Shortly after the game, Adrian Wojnarowski reported that the Kings are waiving KZ Okpala and signing PJ Dozier through the rest of the season.
Dozier had gotten two 10-day contracts before they passed on keeping him about a week or two before the trade deadline; after two 10-day’s, the next course of action in terms of signing that guy is a contract for the remainder of the year. It’s likely Sacramento was flipping through potential trades before finally deciding to stick with Dozier.
PJ Dozier not only offers length and defense, he also brings playoff experience.
Okpala was a member of the Nigerian National Team that Mike Brown coached, and now marks the second such player to be let go by the Kings. Shortly after the new year, they released Chima Moneke, and now Okpala is the second of a trio that the head coach appeared to have immense trust in.
The now-former King had some decent moments for the Kings, but he showed to be more or less what most people thought as he was unable to find ways to stay on the floor.
Of course, Okpala still has potential, but this is a playoff team building a contender and Dozier is just a better option because he’s played a rotational role in the league and on a team that won a lot of games.
Sacramento will close out this three-game roadtrip with two games in three nights in Oklahoma City starting on Sunday evening.
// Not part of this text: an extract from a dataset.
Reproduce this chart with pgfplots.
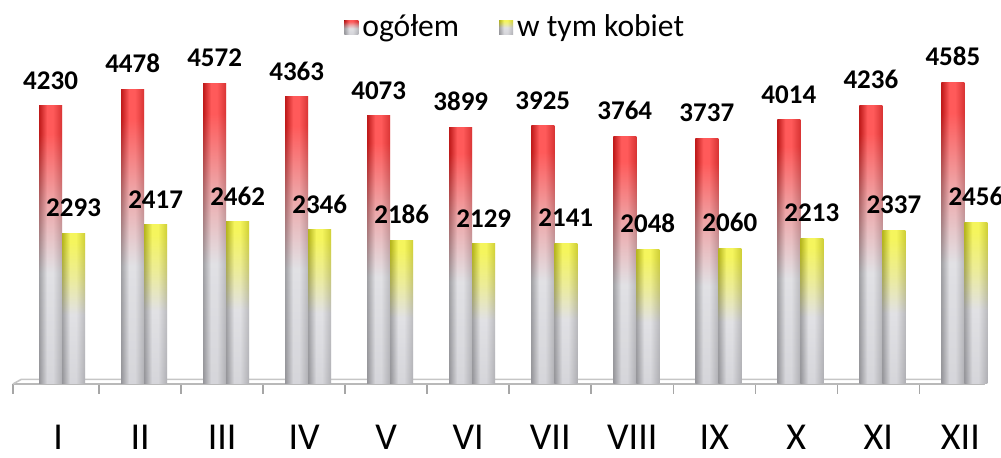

The Thunder were one of the hotter teams when they came to The Golden 1 Center in January but since their loss to the Kings, they’ve gone 6-7. Since the break, OKC lost a hard-fought overtime game on the road against the Jazz, and then, in the second of a back-to-back, they fell to the Suns in Phoenix
Shai Gilgeous-Alexander did not play Friday after Thursday’s grueling contest, but it’s almost certain that he’ll play Sunday.
The Kings get one day off here after a back-to-back that was capped off with this double-OT hair-raiser, so it’ll be interesting to see what they’re energy level is at on the road.